Quote word for word the lines below, beginning with the first and ending with the one that has "plt.rcParams['font.family'] = ['Liberation". Drop the pictures.

╭─ INFORMATION SHOWN

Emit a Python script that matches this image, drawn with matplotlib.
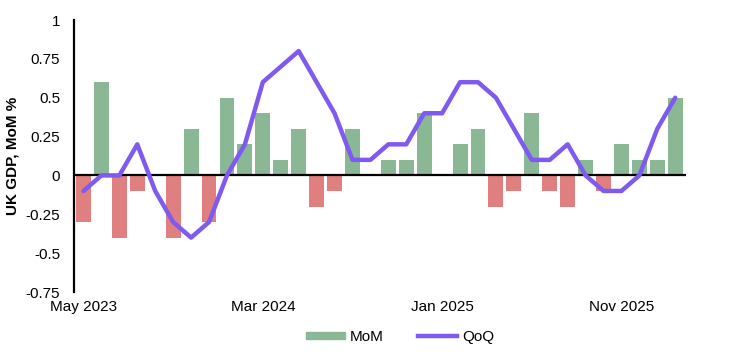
import matplotlib
matplotlib.use("Agg")
import matplotlib.pyplot as plt
import numpy as np
from matplotlib.lines import Line2D
from matplotlib.patches import Patch

plt.rcParams['font.family'] = ['Liberation Sans', 'DejaVu Sans']

months = ["May 2023", "Jun 2023", "Jul 2023", "Aug 2023", "Sep 2023", "Oct 2023",
          "Nov 2023", "Dec 2023", "Jan 2024", "Feb 2024", "Mar 2024", "Apr 2024",
          "May 2024", "Jun 2024", "Jul 2024", "Aug 2024", "Sep 2024", "Oct 2024",
          "Nov 2024", "Dec 2024", "Jan 2025", "Feb 2025", "Mar 2025", "Apr 2025",
          "May 2025", "Jun 2025", "Jul 2025", "Aug 2025", "Sep 2025", "Oct 2025",
          "Nov 2025", "Dec 2025", "Jan 2026", "Feb 2026"]
mom = [-0.3, 0.6, -0.4, -0.1, 0.0, -0.4, 0.3, -0.3, 0.5, 0.2,
       0.4, 0.1, 0.3, -0.2, -0.1, 0.3, 0.0, 0.1, 0.1, 0.4,
       0.0, 0.2, 0.3, -0.2, -0.1, 0.4, -0.1, -0.2, 0.1, -0.1,
       0.2, 0.1, 0.1, 0.5]
qoq = [-0.1, 0.0, 0.0, 0.2, -0.1, -0.3, -0.4, -0.3, 0.0, 0.2,
       0.6, 0.7, 0.8, 0.6, 0.4, 0.1, 0.1, 0.2, 0.2, 0.4,
       0.4, 0.6, 0.6, 0.5, 0.3, 0.1, 0.1, 0.2, 0.0, -0.1,
       -0.1, 0.0, 0.3, 0.5]
tick_labels = ["May 2023", "Mar 2024", "Jan 2025", "Nov 2025"]
yticks = [-0.75, -0.5, -0.25, 0, 0.25, 0.5, 0.75, 1]
ytick_labels = ["-0.75", "-0.5", "-0.25", "0", "0.25", "0.5", "0.75", "1"]

green = "#8AB794"
red = "#E07F7F"
purple = "#7F5AF0"

fig = plt.figure(figsize=(7.29, 3.52), dpi=100)
ax = fig.add_axes([74/729, 1-292/352, (686-74)/729, (292-20)/352])

x = np.arange(len(months))
colors = [green if v >= 0 else red for v in mom]
ax.bar(x, mom, width=0.83, color=colors, zorder=2)
ax.axhline(0, color="black", lw=1.6, zorder=3)
ax.plot(x, qoq, color=purple, lw=3.2, zorder=4, solid_capstyle='round', solid_joinstyle='round')

ax.set_xlim(-0.53, 33.6)
ax.set_ylim(-0.75, 1)
ax.set_yticks(yticks)
ax.set_yticklabels(ytick_labels, fontsize=11)
ax.set_xticks([months.index(t) for t in tick_labels])
ax.set_xticklabels(tick_labels, fontsize=11)
ax.tick_params(axis='both', length=0, pad=6)
ax.tick_params(axis='y', pad=10)
for s in ["top", "right", "bottom"]:
    ax.spines[s].set_visible(False)
ax.spines["left"].set_linewidth(1.6)
ax.set_ylabel("UK GDP, MoM %", fontsize=11, fontweight="bold", labelpad=4)

handles = [Patch(color=green, label="MoM"), Line2D([0], [0], color=purple, lw=3.2, label="QoQ")]
fig.legend(handles=handles, loc="center", bbox_to_anchor=(400/729, 1-337/352), ncol=2,
           frameon=False, fontsize=11, handlelength=2.55, handleheight=0.4, columnspacing=2.3,
           handletextpad=0.3)

fig.savefig("out.png", dpi=100)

╰─

→ RESULT FOR THIS EXERCISE:
Emit a Python script that matches this image, drawn with matplotlib.
import matplotlib
matplotlib.use("Agg")
import matplotlib.pyplot as plt
import numpy as np
from matplotlib.lines import Line2D
from matplotlib.patches import Patch

plt.rcParams['font.family'] = ['Liberation Sans', 'DejaVu Sans']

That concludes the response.